Wie sieht es im übrigen Osteuropa aus?
Mir sind mehrere Beispiele aus der UdSSR bekannt, wo ganze Karateklubs von der Mun-Bewegung übernommen und in ihren Wonhwa-Do-Weltverein überführt worden sind. Das ist ihnen insofern leichtgefallen, als die Mun-Sekte ausländische Trainer anbieten kann, die vermeintliche Meisterprüfungen abnehmen können. Außerdem arbeitet die Gruppe stark mit ihrem Angebot, den Kommunismus zu reformieren, wozu sie Fotos benutzen, auf denen Gorbatschow zusammen mit dem Sektenführer Mun zu sehen ist. Die Sekte hat es offensichtlich durch eine Spende an Raissa Gorbatschow für ein Waisenhaus geschafft, an solche Fotos zu kommen.
Mit welchen anderen Strategien hat die Mun-Sekte bislang in Ost-Berlin und der DDR geworben?

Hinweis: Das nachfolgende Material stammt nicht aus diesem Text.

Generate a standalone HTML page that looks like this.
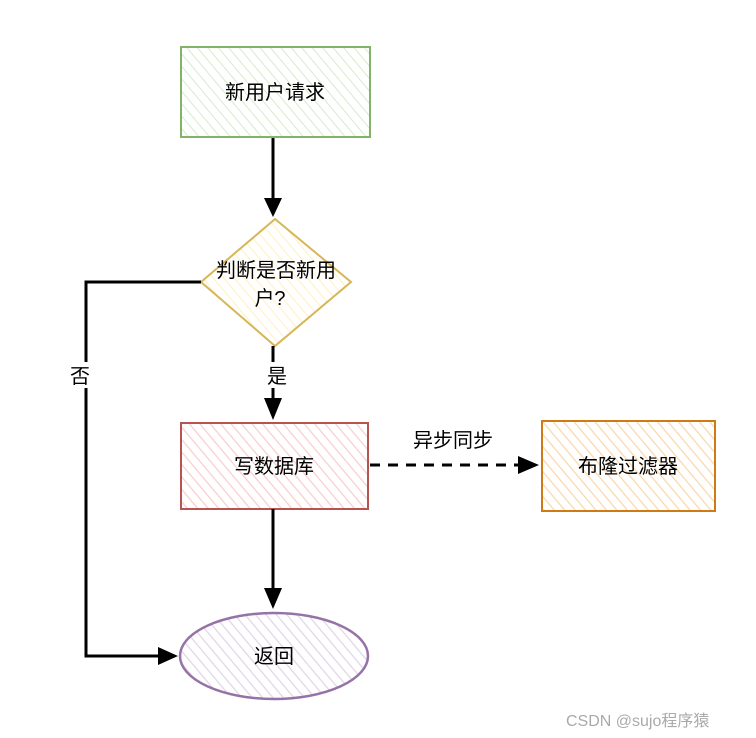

In der ganzen DDR hat es Tagungen und Konferenzen gegeben, man hat den Leuten Weltreisen angeboten. Man hat Leuten offeriert, beim „Religious Youth Service“, so einer Art Mun -Austausch- und Arbeitsprogramm in der Dritten Welt, teilzunehmen. Wonhwa-Do-Kurse werden in der DDR selbst noch nicht durchgeführt, im Moment arbeitet die Sekte von den Stützpunkten aus, die sie schon hat.